Completaram-se na semana passada 90 anos da aprovação do voto feminino no País, um direito fundamental para que as mulheres pudessem exercer com plenitude seu papel como cidadãs. Se hoje o voto, malgrado formalmente obrigatório, na prática tenha se tornado facultativo, dada a facilidade para justificar a ausência, a emancipação não se daria sem o movimento sufragista nacional, liderado por Bertha Lutz e Celina Guimarães, entre tantas outras. O decreto que instituiu o voto feminino não foi mera concessão de Getúlio Vargas. Chegou-se a cogitar de garantir a prerrogativa apenas a solteiras e viúvas que exercessem “trabalho honesto”; para as casadas, e somente com autorização do marido. O voto foi um passo na direção da busca por mais igualdade que, no Brasil, vinha de antes, mas não havia sido acolhido pela primeira Constituição republicana (1890).
O ato de votar pressupõe o direito de também ser votada. Nesse sentido, a foto reproduzida em edição do Estadão do dia 23 de fevereiro diz mais que qualquer palavra sobre a representatividade feminina na sociedade brasileira.

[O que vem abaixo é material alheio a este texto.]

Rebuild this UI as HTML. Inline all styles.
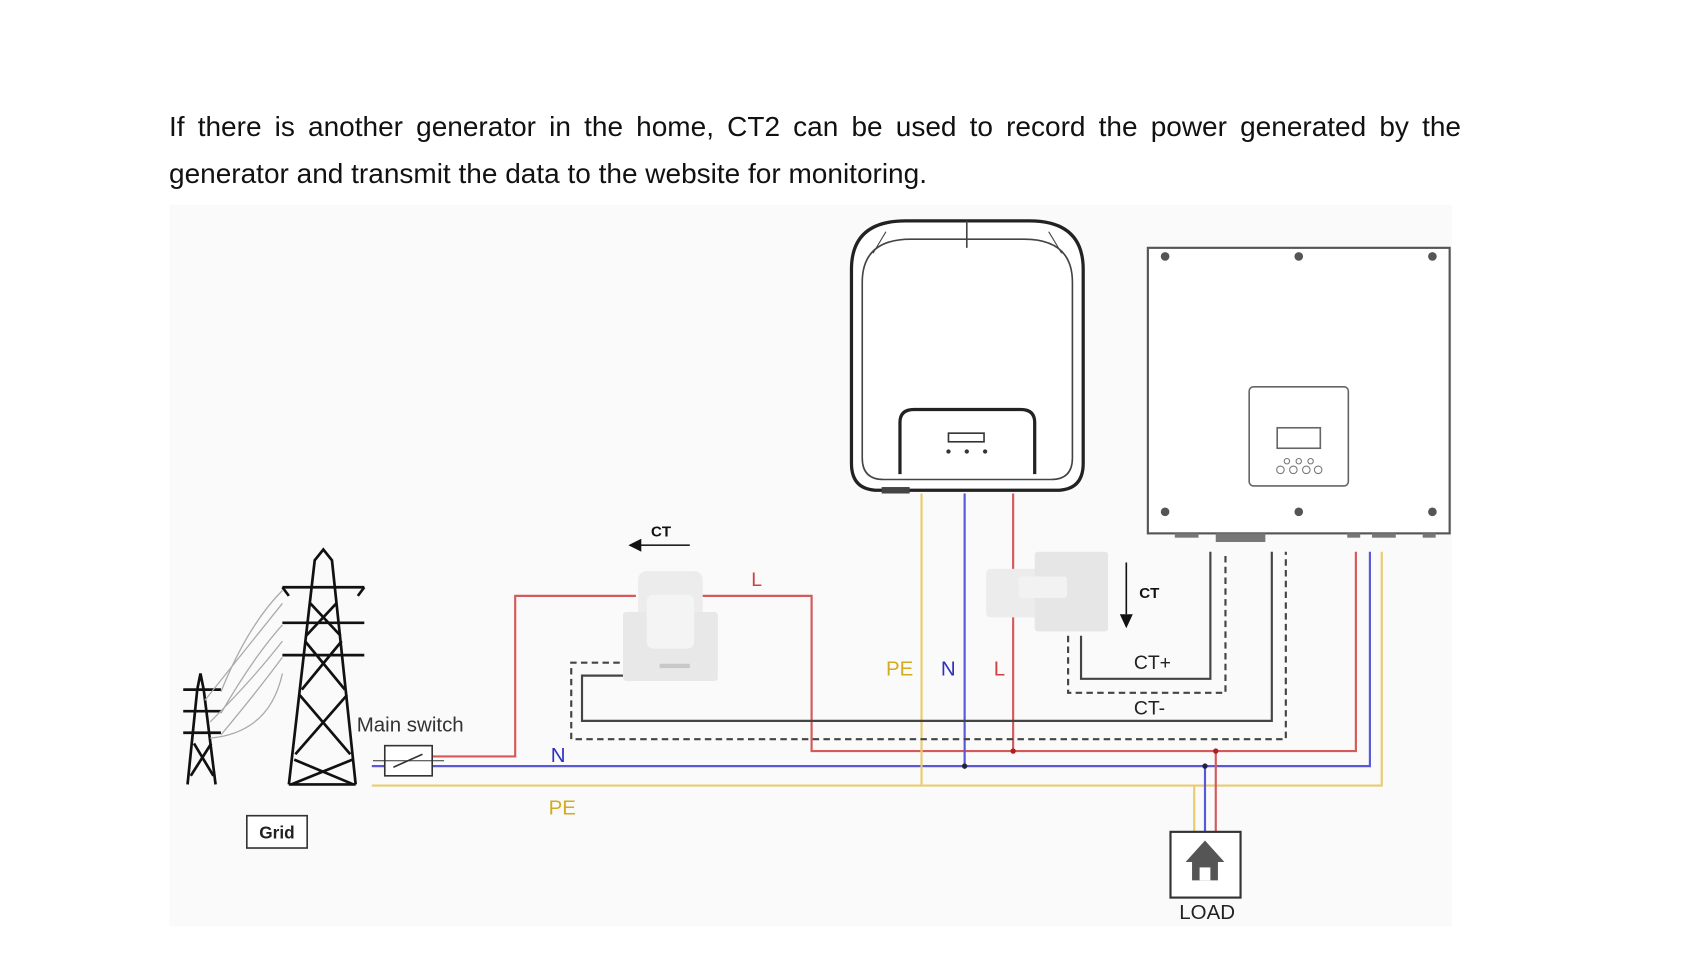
<!DOCTYPE html>
<html><head><meta charset="utf-8"><style>
html,body{margin:0;padding:0;background:#fff;width:1690px;height:959px;overflow:hidden;position:relative}
svg{display:block;position:absolute;left:0;top:0}
text{font-family:"Liberation Sans",Arial,sans-serif}
.t{position:absolute;left:169px;width:1292px;font-family:"Liberation Sans",Arial,sans-serif;font-size:28px;line-height:47px;color:#111;z-index:2;white-space:nowrap}
.j{text-align:justify;text-align-last:justify;white-space:normal}
</style></head><body>
<svg width="1690" height="959" viewBox="0 0 1568 890" preserveAspectRatio="none" xmlns="http://www.w3.org/2000/svg">
<rect width="1568" height="890" fill="#fff"/>
<rect x="157" y="190" width="1190" height="670" fill="#fafafa"/>

<!-- Inverter 1 -->
<path d="M790,250 Q790,205 840,205 L955,205 Q1005,205 1005,250 L1005,430 Q1005,455 980,455 L815,455 Q790,455 790,430 Z" fill="#fff" stroke="#222" stroke-width="3"/>
<path d="M800,262 Q800,222 845,222 L950,222 Q995,222 995,262 L995,425 Q995,445 975,445 L820,445 Q800,445 800,425 Z" fill="none" stroke="#444" stroke-width="1.5"/>
<line x1="897" y1="205" x2="897" y2="230" stroke="#444" stroke-width="1.5"/>
<line x1="810" y1="235" x2="822" y2="215" stroke="#444"/><line x1="985" y1="235" x2="973" y2="215" stroke="#444"/>
<path d="M835,440 L835,392 Q835,380 848,380 L947,380 Q960,380 960,392 L960,440" fill="#fff" stroke="#222" stroke-width="3"/>
<rect x="880" y="402" width="33" height="8" fill="none" stroke="#333" stroke-width="1.5"/>
<circle cx="880" cy="419" r="2" fill="#333"/><circle cx="897" cy="419" r="2" fill="#333"/><circle cx="914" cy="419" r="2" fill="#333"/>
<rect x="818" y="452" width="26" height="6" fill="#444"/>

<!-- Inverter 2 -->
<rect x="1065" y="230" width="280" height="265" fill="#fff" stroke="#555" stroke-width="2"/>
<g fill="#555"><circle cx="1081" cy="238" r="4"/><circle cx="1205" cy="238" r="4"/><circle cx="1329" cy="238" r="4"/>
<circle cx="1081" cy="475" r="4"/><circle cx="1205" cy="475" r="4"/><circle cx="1329" cy="475" r="4"/></g>
<rect x="1159" y="359" width="92" height="92" rx="4" fill="#fff" stroke="#666" stroke-width="1.5"/>
<rect x="1185" y="397" width="40" height="19" fill="none" stroke="#666" stroke-width="1.5"/>
<g fill="none" stroke="#777"><circle cx="1194" cy="428" r="2.5"/><circle cx="1205" cy="428" r="2.5"/><circle cx="1216" cy="428" r="2.5"/>
<circle cx="1188" cy="436" r="3.5"/><circle cx="1200" cy="436" r="3.5"/><circle cx="1212" cy="436" r="3.5"/><circle cx="1223" cy="436" r="3.5"/></g>
<g fill="#777"><rect x="1090" y="495" width="22" height="4"/><rect x="1128" y="495" width="46" height="8"/><rect x="1250" y="495" width="12" height="4"/><rect x="1273" y="495" width="22" height="4"/><rect x="1320" y="495" width="12" height="4"/></g>

<!-- wires -->
<g fill="none" stroke-width="2">
<polyline points="401,702 478,702 478,553 590,553" stroke="#d45a5a"/>
<polyline points="650,553 753,553 753,697 1258,697 1258,512" stroke="#d45a5a"/>
<polyline points="345,711 1271,711 1271,512" stroke="#5858d8"/>
<polyline points="345,729 1282,729 1282,512" stroke="#e8cc70"/>
<line x1="855" y1="458" x2="855" y2="729" stroke="#e8cc70"/>
<line x1="895" y1="458" x2="895" y2="711" stroke="#5858d8"/>
<line x1="940" y1="458" x2="940" y2="697" stroke="#d45a5a"/>
<line x1="1108" y1="729" x2="1108" y2="772" stroke="#e8cc70"/>
<line x1="1118" y1="711" x2="1118" y2="772" stroke="#5858d8"/>
<line x1="1128" y1="697" x2="1128" y2="772" stroke="#d45a5a"/>
<polyline points="578,627 540,627 540,669 1180,669 1180,512" stroke="#444"/>
<polyline points="1003,590 1003,630 1123,630 1123,512" stroke="#444"/>
<polyline points="575,615 530,615 530,686 1193,686 1193,512" stroke="#444" stroke-dasharray="6,4"/>
<polyline points="991,590 991,643 1137,643 1137,512" stroke="#444" stroke-dasharray="6,4"/>
</g>
<circle cx="895" cy="711" r="2.5" fill="#224"/><circle cx="940" cy="697" r="2.5" fill="#a22"/><circle cx="1118" cy="711" r="2.5" fill="#224"/><circle cx="1128" cy="697" r="2.5" fill="#a22"/>

<!-- CT1 clamp -->
<rect x="592" y="530" width="60" height="75" rx="8" fill="#ececec"/>
<rect x="578" y="568" width="88" height="64" rx="3" fill="#e8e8e8"/>
<rect x="600" y="552" width="44" height="50" rx="6" fill="#f4f4f4"/>
<path d="M640,618 L612,618" stroke="#c8c8c8" stroke-width="4"/>
<line x1="592" y1="506" x2="640" y2="506" stroke="#222" stroke-width="1.5"/>
<polygon points="583,506 595,500 595,512" fill="#111"/>
<text x="604" y="498" font-size="14" font-weight="bold" fill="#111">CT</text>
<text x="697" y="544" font-size="18" fill="#d04040">L</text>

<!-- CT2 clamp -->
<rect x="915" y="528" width="50" height="45" rx="4" fill="#ececec"/>
<rect x="960" y="512" width="68" height="74" rx="3" fill="#e6e6e6"/>
<rect x="945" y="535" width="45" height="20" rx="3" fill="#f2f2f2"/>
<line x1="1045" y1="522" x2="1045" y2="570" stroke="#111" stroke-width="1.5"/>
<polygon points="1045,583 1039,570 1051,570" fill="#111"/>
<text x="1057" y="555" font-size="14" font-weight="bold" fill="#111">CT</text>

<text x="822" y="627" font-size="19" fill="#d4aa20">PE</text>
<text x="873" y="627" font-size="19" fill="#3030c0">N</text>
<text x="922" y="627" font-size="19" fill="#d04040">L</text>
<text x="1052" y="621" font-size="18" fill="#222">CT+</text>
<text x="1052" y="663" font-size="18" fill="#222">CT-</text>
<text x="511" y="707" font-size="19" fill="#3030c0">N</text>
<text x="509" y="756" font-size="19" fill="#d4aa20">PE</text>

<text x="331" y="679" font-size="19" fill="#333">Main switch</text>
<rect x="357" y="692" width="44" height="28" fill="#fff" stroke="#333" stroke-width="1.5"/>
<line x1="346" y1="706" x2="412" y2="706" stroke="#333"/>
<line x1="365" y1="712" x2="392" y2="700" stroke="#333" stroke-width="1.5"/>

<!-- towers -->
<g stroke="#111" fill="none" stroke-width="2.5">
<polyline points="268,728 292,520 300,510 308,520 330,728"/>
<line x1="268" y1="728" x2="330" y2="728"/>
<polyline points="262,545 338,545"/><polyline points="262,578 338,578"/><polyline points="262,608 338,608"/>
<polyline points="262,545 268,553"/><polyline points="338,545 332,553"/>
<path d="M288,560 L316,590 M312,560 L284,590 M283,595 L320,640 M317,595 L280,640 M278,645 L325,700 M322,645 L274,700 M273,705 L328,728 M327,705 L270,728"/>
<polyline points="174,728 183,640 186,625 189,640 200,728"/>
<line x1="170" y1="640" x2="205" y2="640"/><line x1="170" y1="660" x2="205" y2="660"/><line x1="170" y1="680" x2="205" y2="680"/>
<path d="M180,690 L198,720 M196,690 L177,720"/>
</g>
<g stroke="#aaa" fill="none" stroke-width="1.2">
<path d="M205,642 Q230,580 262,548"/><path d="M205,662 Q235,610 262,580"/><path d="M205,682 Q240,640 262,610"/>
<path d="M190,650 Q230,600 262,560"/><path d="M195,670 Q235,630 262,595"/><path d="M195,685 Q250,680 262,625"/>
</g>

<rect x="229" y="757" width="56" height="30" fill="#fff" stroke="#333" stroke-width="1.5"/>
<text x="257" y="778" font-size="16" font-weight="bold" fill="#222" text-anchor="middle">Grid</text>

<rect x="1086" y="772" width="65" height="61" fill="#fff" stroke="#333" stroke-width="2"/>
<polygon points="1118,780 1100,800 1106,800 1106,817 1130,817 1130,800 1136,800" fill="#555"/>
<rect x="1113" y="805" width="10" height="12" fill="#fff"/>
<text x="1120" y="853" font-size="19" fill="#222" text-anchor="middle">LOAD</text>
</svg>
<div class="t j" style="top:103px">If there is another generator in the home, CT2 can be used to record the power generated by the</div>
<div class="t" style="top:150px">generator and transmit the data to the website for monitoring.</div>
</body></html>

Primeira deputada eleita no País, Carlota Pereira de Queirós figura, solitária, como única mulher entre os parlamentares na Assembleia Constituinte em 1934. No Senado, a posse da primeira senadora se deu apenas em 1979, quando a professora Eunice Michiles assumiu o mandato pelo Amazonas. “Eu sentia muito carinho, mas pela ‘dama’ e não pela ‘colega de trabalho’. Eu sentia claramente isso”, disse ela, recebida pelos colegas com “flores e poesia”.
O cenário político evoluiu, mas não é tão diferente. A Câmara tem hoje 77 deputadas entre 513 parlamentares. No Senado, elas são 13 dentre 81. No Executivo, a participação é ainda menor. O País só teve uma presidente, Dilma Rousseff. Na campanha presidencial deste ano, há apenas uma candidata, a senadora Simone Tebet (MDB-MS), a quem muitos insistem em, prematuramente, relegar o papel de vice. Se as estatísticas provam que a violência de gênero é incontestável, ela se reproduz, também, no Legislativo, que reflete com perfeição esse e outros aspectos da sociedade brasileira. Há pouco mais de um ano, parlamentares foram chamadas de “deputéricas” por um colega da base do governo durante a discussão de uma medida provisória. Não houve qualquer punição por parte do Conselho de Ética da Câmara.
Um estudo conduzido pelo Programa das Nações Unidas para o Desenvolvimento (Pnud) e pela ONU Mulheres divulgado em 2020 colocava o Brasil em 9.º lugar entre os 11 países da América Latina no que diz respeito aos direitos políticos e à paridade política entre homens e mulheres. O exercício do direito ao sufrágio é a dimensão em que o País melhor pontuou no levantamento, mas os dados mostraram haver um longo caminho a ser percorrido no combate à violência de gênero, na garantia de competitividade das candidaturas femininas, em vez do uso de mulheres como “laranjas”, bem como na presença nos Três Poderes.
Uma das recomendações do estudo é garantir espaço às mulheres dentro das legendas partidárias e nas posições de liderança que não apenas da bancada feminina. A falta de representatividade tem custo alto, principalmente para a parcela mais vulnerável da população. O exemplo mais recente é o veto do presidente Jair Bolsonaro à distribuição de absorventes para a população de baixa renda. Um programa de baixo custo, que visa a fornecer oito absorventes por mês a 5,6 milhões de pessoas, a maioria adolescentes pobres e presidiárias, foi rejeitado com a desculpa de não indicar fonte de custeio – embora indicasse. O gasto anual do projeto, estimado em R$ 84,5 milhões, equivale a 1,7% do valor reservado para financiar campanhas com o fundo eleitoral deste ano. Enquanto o veto ao fundão foi derrubado, o da pobreza menstrual, até agora, está mantido. Para rejeitar um veto presidencial, basta maioria simples na Câmara e no Senado – ou seja, metade mais um nas duas Casas. Coincidência ou não, é praticamente a composição populacional das mulheres na sociedade brasileira, de 51,8%, segundo a Pnad Contínua do IBGE de 2019.